Tuesday, September 15, 2009

Broken News

I find the phrase "breaking news" (sometimes just "breaking") strangely farcical. Today another celebrity died. Another celeb is likely to keel over tomorrow. If I don't find out about it until next week these "news-makers" will be just as dead then as now.

Most news you see on TV is really more in the way of advertising - literally created by public relations firms in the form of PR videos.

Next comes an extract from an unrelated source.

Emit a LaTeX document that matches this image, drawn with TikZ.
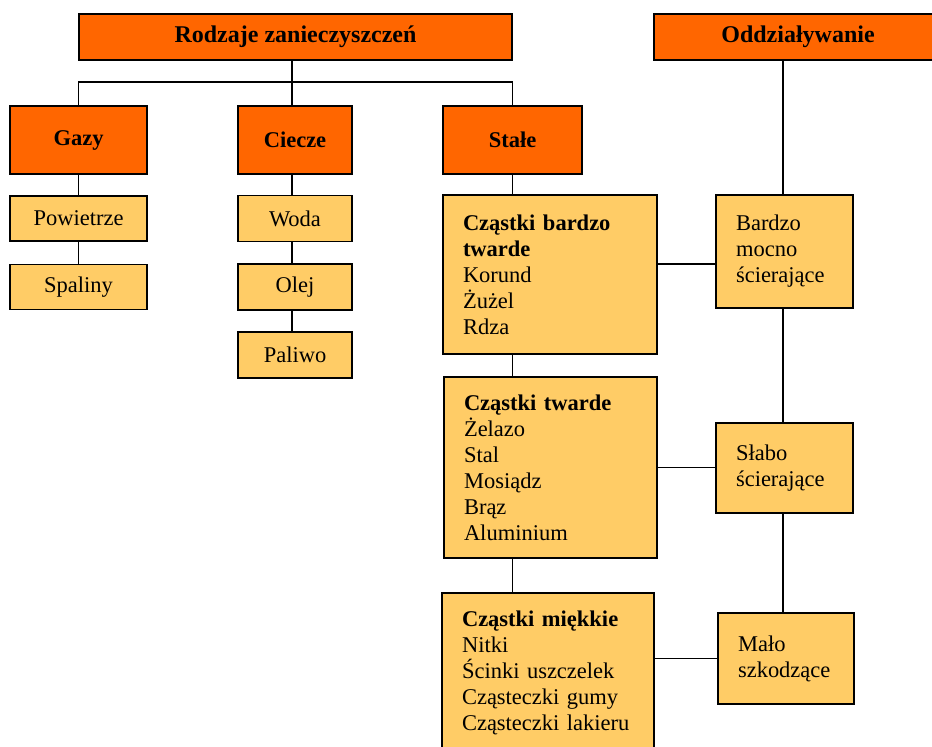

Your local station doesn't actually go to Pfizer and interview people about the benefits of some new wonder drug that will make your cock harder for longer periods of time, Pfizer provides that material as a PR video. Then, your local news station might do some strange editing that shows one of their own interviewers asking questions with the Pfizer representative apparently answering these amazingly incisive questions. Except that the backgrounds and lighting might be different as they bounce between one subject and the other - just as if the interviewer and the interviewee were not in the same place at the same time. Just as if the whole thing had been awkwardly ultra-scripted and the two subjects had been filmed up to several months apart. Amazingly - it's an advert!

So when you watch the news - itself often one long advert of some kind or other for a whole host of things - and they break away for actual commercials, what is happening is that one bigger advert is being interrupted by a series of shorter adverts. It all just blends together.

Even the news from the government is shocking pre-prepared and sanitized. The government has been known to hire PR firms to get certain propaganda shoved down our throats. Of course, we paid for it too.

U.S. Army Commercial Slogan: Be all that you can be.

Pos-T-Vac Commercial Testimonial: "You're gonna be all that you can be, or you're not gonna be all that you can be. It helps you be all you can be."

I can't think of the last time I heard something that was so truly momentous that knowing about it "this minute" was somehow important.

It's all adverts in the main. Almost all of it aimed at the young, vain and foolish; or at the old, vain and foolish. When your a kid it's all about pimple creams and the tinsel strength of long hair. And apparently, when you're over sixty years old two of the most important things are to wear adult diapers and to have a mechanism for maintaining erections that last several hours.

I know what you're thinking: this guy is completely conflating/confusing the idea of news with the idea of advertising.


So, I ask you: what is the difference between 95% of what you see offered as news and an advertisement?